* [EXTRACTED RECORDS]:
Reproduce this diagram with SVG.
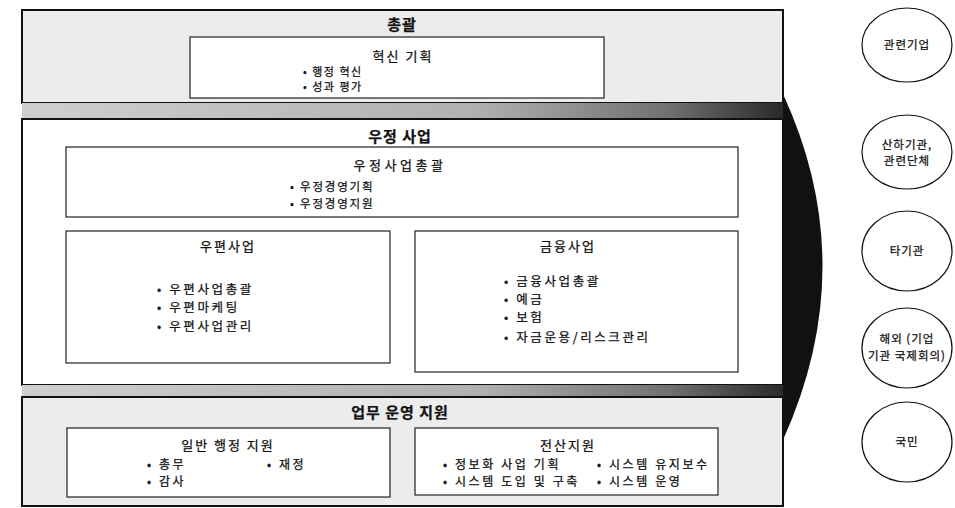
<svg xmlns="http://www.w3.org/2000/svg" width="955" height="508" viewBox="0 0 955 508">
<defs>
<linearGradient id="band" x1="0" y1="0" x2="1" y2="0">
<stop offset="0" stop-color="#cfcfcf"/>
<stop offset="0.6" stop-color="#b0b0b0"/>
<stop offset="0.85" stop-color="#707070"/>
<stop offset="1" stop-color="#2a2a2a"/>
</linearGradient>
<style>
text{font-family:"Noto Sans CJK KR","Noto Sans",sans-serif;fill:#111;stroke:#111;stroke-width:0.25}
.outer{stroke:#111;stroke-width:2}
.gray{fill:#ececec}
.inner{fill:#fff;stroke:#222;stroke-width:1.2}
.h1{font-size:15px;font-weight:bold;text-anchor:middle;letter-spacing:1px}
.h2{font-size:13px;text-anchor:middle;letter-spacing:2px}
.h2w{letter-spacing:3.5px}
.b{font-size:11px;letter-spacing:1.5px}
.bs{font-size:11.5px;letter-spacing:1.8px}
.bl{font-size:12.5px;letter-spacing:2.6px}
.bm{font-size:12px;letter-spacing:2.6px}
.c{fill:#fff;stroke:#111;stroke-width:1.2}
.ct{font-size:11.5px;text-anchor:middle;letter-spacing:1px}
</style>
</defs>
<g id="crescent">
<path d="M783,94 Q862,265 783,440 Z" fill="#111"/>
</g>
<g id="top">
<rect class="outer gray" x="22" y="10" width="761" height="93"/>
<rect x="22" y="103" width="761" height="16" fill="url(#band)"/>
<text class="h1" x="402" y="30">총괄</text>
<g id="innovation">
<rect class="inner" x="190" y="37" width="414" height="61"/>
<text class="h2" x="403" y="61">혁신 기획</text>
<text class="b" x="303" y="76">• 행정 혁신</text>
<text class="b" x="303" y="91">• 성과 평가</text>
</g>
</g>
<g id="postal">
<rect class="outer" fill="#fff" x="22" y="119" width="761" height="266"/>
<rect x="22" y="385" width="761" height="12" fill="url(#band)"/>
<text class="h1" x="400" y="142">우정 사업</text>
<g id="postal-general">
<rect class="inner" x="66" y="147" width="672" height="70"/>
<text class="h2 h2w" x="400" y="170">우정사업총괄</text>
<text class="bs" x="290" y="191">• 우정경영기획</text>
<text class="bs" x="290" y="208">• 우정경영지원</text>
</g>
<g id="mail">
<rect class="inner" x="66" y="231" width="324" height="132"/>
<text class="h2" x="228" y="251">우편사업</text>
<text class="bl" x="157" y="294">• 우편사업총괄</text>
<text class="bl" x="157" y="312">• 우편마케팅</text>
<text class="bl" x="157" y="331">• 우편사업관리</text>
</g>
<g id="finance">
<rect class="inner" x="415" y="231" width="323" height="141"/>
<text class="h2" x="568" y="251">금융사업</text>
<text class="bl" x="504" y="286">• 금융사업총괄</text>
<text class="bl" x="504" y="304">• 예금</text>
<text class="bl" x="504" y="322">• 보험</text>
<text class="bl" x="504" y="342">• 자금운용/리스크관리</text>
</g>
</g>
<g id="support">
<rect class="outer gray" x="22" y="397" width="761" height="109"/>
<text class="h1" x="400" y="418">업무 운영 지원</text>
<g id="admin">
<rect class="inner" x="67" y="428" width="323" height="69"/>
<text class="h2" x="228" y="450">일반 행정 지원</text>
<text class="bm" x="147" y="469">• 총무</text>
<text class="bm" x="267" y="469">• 재정</text>
<text class="bm" x="147" y="486">• 감사</text>
</g>
<g id="it">
<rect class="inner" x="415" y="428" width="303" height="67"/>
<text class="h2" x="568" y="450">전산지원</text>
<text class="bm" x="443" y="469">• 정보화 사업 기획</text>
<text class="bm" x="597" y="469">• 시스템 유지보수</text>
<text class="bm" x="443" y="486">• 시스템 도입 및 구축</text>
<text class="bm" x="597" y="486">• 시스템 운영</text>
</g>
</g>
<g id="c1"><ellipse class="c" cx="907" cy="45" rx="45" ry="37"/><text class="ct" x="907" y="49">관련기업</text></g>
<g id="c2"><ellipse class="c" cx="907" cy="152" rx="45" ry="37"/><text class="ct" x="907" y="149">산하기관,</text><text class="ct" x="907" y="165">관련단체</text></g>
<g id="c3"><ellipse class="c" cx="907" cy="251" rx="45" ry="40"/><text class="ct" x="907" y="255">타기관</text></g>
<g id="c4"><ellipse class="c" cx="907" cy="348" rx="45" ry="40"/><text class="ct" x="907" y="343">해외 (기업</text><text class="ct" x="907" y="360">기관 국제회의)</text></g>
<g id="c5"><ellipse class="c" cx="907" cy="442" rx="45" ry="40"/><text class="ct" x="907" y="446">국민</text></g>
</svg>
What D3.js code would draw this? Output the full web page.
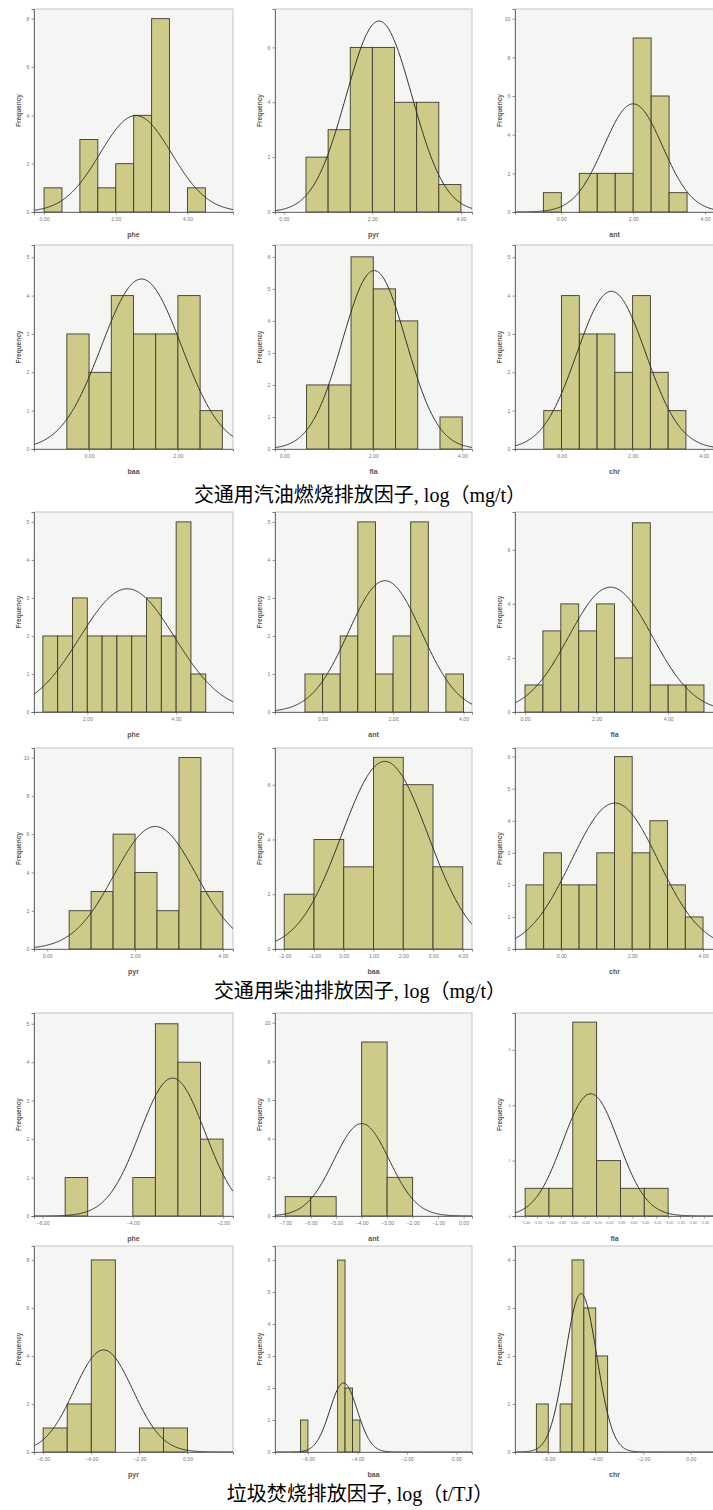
<!DOCTYPE html>
<html>
<head>
<meta charset="utf-8">
<script src="https://cdn.jsdelivr.net/npm/d3@7"></script>
<style>
  body { margin: 0; background: #fff; }
  svg { display: block; }
</style>
</head>
<body>
<svg id="chart" width="713" height="1510"></svg>
<script>
// ---- data ---------------------------------------------------------------
const groupCaptions = [
  "交通用汽油燃烧排放因子, log（mg/t）",
  "交通用柴油排放因子, log（mg/t）",
  "垃圾焚烧排放因子, log（t/TJ）"
];

// variable shown in each panel (row-major, 3 per row, 2 rows per group)
const panelVars = [
  "phe", "pyr", "ant", "baa", "fla", "chr",
  "phe", "ant", "fla", "pyr", "baa", "chr",
  "phe", "ant", "fla", "pyr", "baa", "chr"
];

// histogram bins: first edge, width and counts
const binStart = [0, 0.5, -0.5, -0.5, 0.5, -0.5,
                  1, -0.5, 0, 0.5, -2, -1,
                  -5.5, -7, -5.4, -6, -6.3, -6.5];
const binWidth = [0.5, 0.5, 0.5, 0.5, 0.5, 0.5,
                  1 / 3, 0.5, 0.5, 0.5, 1, 0.5,
                  0.5, 1, 0.4, 1, 0.3, 0.5];
const binCounts = [
  [1, 0, 3, 1, 2, 4, 8, 0, 1],
  [2, 3, 6, 6, 4, 4, 1],
  [1, 0, 2, 2, 2, 9, 6, 1],
  [3, 2, 4, 3, 3, 4, 1],
  [2, 2, 6, 5, 4, 0, 1],
  [1, 4, 3, 3, 2, 4, 2, 1],
  [2, 2, 3, 2, 2, 2, 2, 3, 2, 5, 1],
  [1, 1, 2, 5, 1, 2, 5, 0, 1],
  [1, 3, 4, 3, 4, 2, 7, 1, 1, 1],
  [2, 3, 6, 4, 2, 10, 3],
  [2, 4, 3, 7, 6, 3],
  [2, 3, 2, 2, 3, 6, 3, 4, 2, 1],
  [1, 0, 0, 1, 5, 4, 2],
  [1, 1, 0, 9, 2],
  [1, 1, 7, 2, 1, 1],
  [1, 2, 8, 0, 1, 1],
  [1, 0, 0, 0, 0, 6, 2, 1],
  [1, 0, 1, 4, 3, 2]
];

// fitted normal curve parameters (mean, standard deviation)
const fitMean = [2.56, 2.15, 2.0, 1.18, 2.02, 1.40,
                 2.90, 1.77, 2.39, 2.46, 1.38, 1.51,
                 -3.12, -4.0, -4.30, -3.49, -4.56, -4.62];
const fitSD = [1.0, 0.745, 0.82, 0.90, 0.716, 0.97,
               1.067, 1.04, 1.166, 0.935, 1.456, 1.227,
               0.723, 1.085, 0.47, 1.22, 0.554, 0.665];

// axis extents and tick labels
const xExtent = [
  [-0.28, 5.27], [-0.2, 4.25], [-1.29, 4.25],
  [-1.24, 3.24], [-0.21, 4.22], [-1.31, 4.29],
  [0.8, 5.28], [-1.35, 4.24], [-0.28, 5.28],
  [-0.30, 4.23], [-2.31, 4.31], [-1.31, 4.31],
  [-6.19, -1.78], [-7.4, 0.33], [-5.57, -2.23],
  [-6.38, 1.89], [-7.33, 0.63], [-7.4, 0.98]
];
const xTickValues = [
  [0, 2, 4], [0, 2, 4], [0, 2, 4],
  [0, 2], [0, 2, 4], [0, 2, 4],
  [2, 4], [0, 2, 4], [0, 2, 4],
  [0, 2, 4], [-2, -1, 0, 1, 2, 3, 4], [0, 2, 4],
  [-6, -4, -2], [-7, -6, -5, -4, -3, -2, -1, 0],
  [-5.4, -5.2, -5.0, -4.8, -4.6, -4.4, -4.2, -4.0, -3.8, -3.6, -3.4, -3.2, -3.0, -2.8, -2.6, -2.4],
  [-6, -4, -2, 0], [-6, -4, -2, 0], [-6, -4, -2, 0]
];
const yTop = [8.4, 7.4, 10.5, 5.32, 6.37, 5.32,
              5.26, 5.26, 7.4, 10.5, 7.34, 6.27,
              5.28, 10.5, 7.33, 8.58, 6.44, 4.29];
const yTickStep = [2, 2, 2, 1, 1, 1,
                   1, 1, 2, 2, 2, 1,
                   1, 2, 2, 2, 1, 1];

// ---- layout -------------------------------------------------------------
const colX = [[34, 233], [275, 472], [515, 714]];
const rowY = [[9, 212], [245, 449], [512, 712], [748, 949], [1013, 1216], [1246, 1452]];
const captionY = [502, 998, 1501];

const svg = d3.select("#chart");
const fmtX = d3.format(".2f");

panelVars.forEach((name, i) => {
  const r = Math.floor(i / 3), c = i % 3;
  const [x0, x1] = colX[c];
  const [y0, y1] = rowY[r];
  const x = d3.scaleLinear().domain(xExtent[i]).range([x0, x1]);
  const y = d3.scaleLinear().domain([0, yTop[i]]).range([y1, y0]);
  const g = svg.append("g");

  const clipId = "clip" + i;
  svg.append("clipPath").attr("id", clipId)
    .append("rect").attr("x", x0).attr("y", y0).attr("width", x1 - x0).attr("height", y1 - y0);

  // plot area
  g.append("rect")
    .attr("x", x0).attr("y", y0).attr("width", x1 - x0).attr("height", y1 - y0)
    .attr("fill", "#f5f5f3").attr("stroke", "#c4c4c4").attr("stroke-width", 1);

  // bars
  const bins = binCounts[i].map((cnt, k) => ({
    a: binStart[i] + k * binWidth[i],
    b: binStart[i] + (k + 1) * binWidth[i],
    cnt
  })).filter(d => d.cnt > 0);

  g.append("g").selectAll("rect").data(bins).join("rect")
    .attr("x", d => x(d.a))
    .attr("width", d => x(d.b) - x(d.a))
    .attr("y", d => y(d.cnt))
    .attr("height", d => y(0) - y(d.cnt))
    .attr("fill", "#cecb89")
    .attr("stroke", "#3b3b30")
    .attr("stroke-width", 0.9);

  // normal curve scaled to the histogram
  const n = d3.sum(binCounts[i]);
  const mu = fitMean[i], sd = fitSD[i];
  const k = n * binWidth[i] / (sd * Math.sqrt(2 * Math.PI));
  const xs = d3.range(0, 301).map(t => xExtent[i][0] + (xExtent[i][1] - xExtent[i][0]) * t / 300);
  const curve = xs.map(v => [v, k * Math.exp(-0.5 * ((v - mu) / sd) ** 2)]);
  g.append("path")
    .attr("clip-path", `url(#${clipId})`)
    .attr("d", d3.line().x(d => x(d[0])).y(d => y(d[1]))(curve))
    .attr("fill", "none")
    .attr("stroke", "#2e2e2e")
    .attr("stroke-width", 1);

  // axes
  const yTicks = d3.range(0, yTop[i] + 1e-9, yTickStep[i]);
  const ya = g.append("g").attr("transform", `translate(${x0},0)`)
    .call(d3.axisLeft(y).tickValues(yTicks).tickSize(2.5).tickPadding(2).tickFormat(d3.format("d")));
  const xa = g.append("g").attr("transform", `translate(0,${y1})`)
    .call(d3.axisBottom(x).tickValues(xTickValues[i]).tickSize(2.5).tickPadding(3)
      .tickFormat(v => fmtX(v)));
  [ya, xa].forEach(a => {
    a.select(".domain").attr("stroke", "#555").attr("stroke-width", 0.8);
    a.selectAll(".tick line").attr("stroke", "#666").attr("stroke-width", 0.7);
    a.selectAll(".tick text").attr("fill", "#777")
      .attr("font-family", "Liberation Sans, Arial, sans-serif")
      .attr("font-size", i === 14 ? 3.6 : 5.2);
  });

  // axis titles
  g.append("text")
    .attr("transform", `translate(${x0 - 13},${(y0 + y1) / 2}) rotate(-90)`)
    .attr("text-anchor", "middle")
    .attr("font-family", "Liberation Sans, Arial, sans-serif")
    .attr("font-size", 6.5).attr("font-weight", "bold").attr("fill", "#555")
    .text("Frequency");
  g.append("text")
    .attr("x", (x0 + x1) / 2).attr("y", y1 + 25)
    .attr("text-anchor", "middle")
    .attr("font-family", "Liberation Sans, Arial, sans-serif")
    .attr("font-size", 7).attr("font-weight", "bold").attr("fill", "#555")
    .text(name);
});

// group captions
groupCaptions.forEach((t, j) => {
  svg.append("text")
    .attr("x", 360).attr("y", captionY[j])
    .attr("text-anchor", "middle")
    .attr("font-family", "Liberation Serif, 'Times New Roman', 'Noto Sans CJK SC', serif")
    .attr("font-size", 20).attr("fill", "#000")
    .text(t);
});
</script>
</body>
</html>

* [REQUIRED TASK]:
Where a line above contains the word "this", copy that line.

* [EXPECTED OUTPUT]:
Reproduce this diagram with SVG.
What D3.js code would draw this? Output the full web page.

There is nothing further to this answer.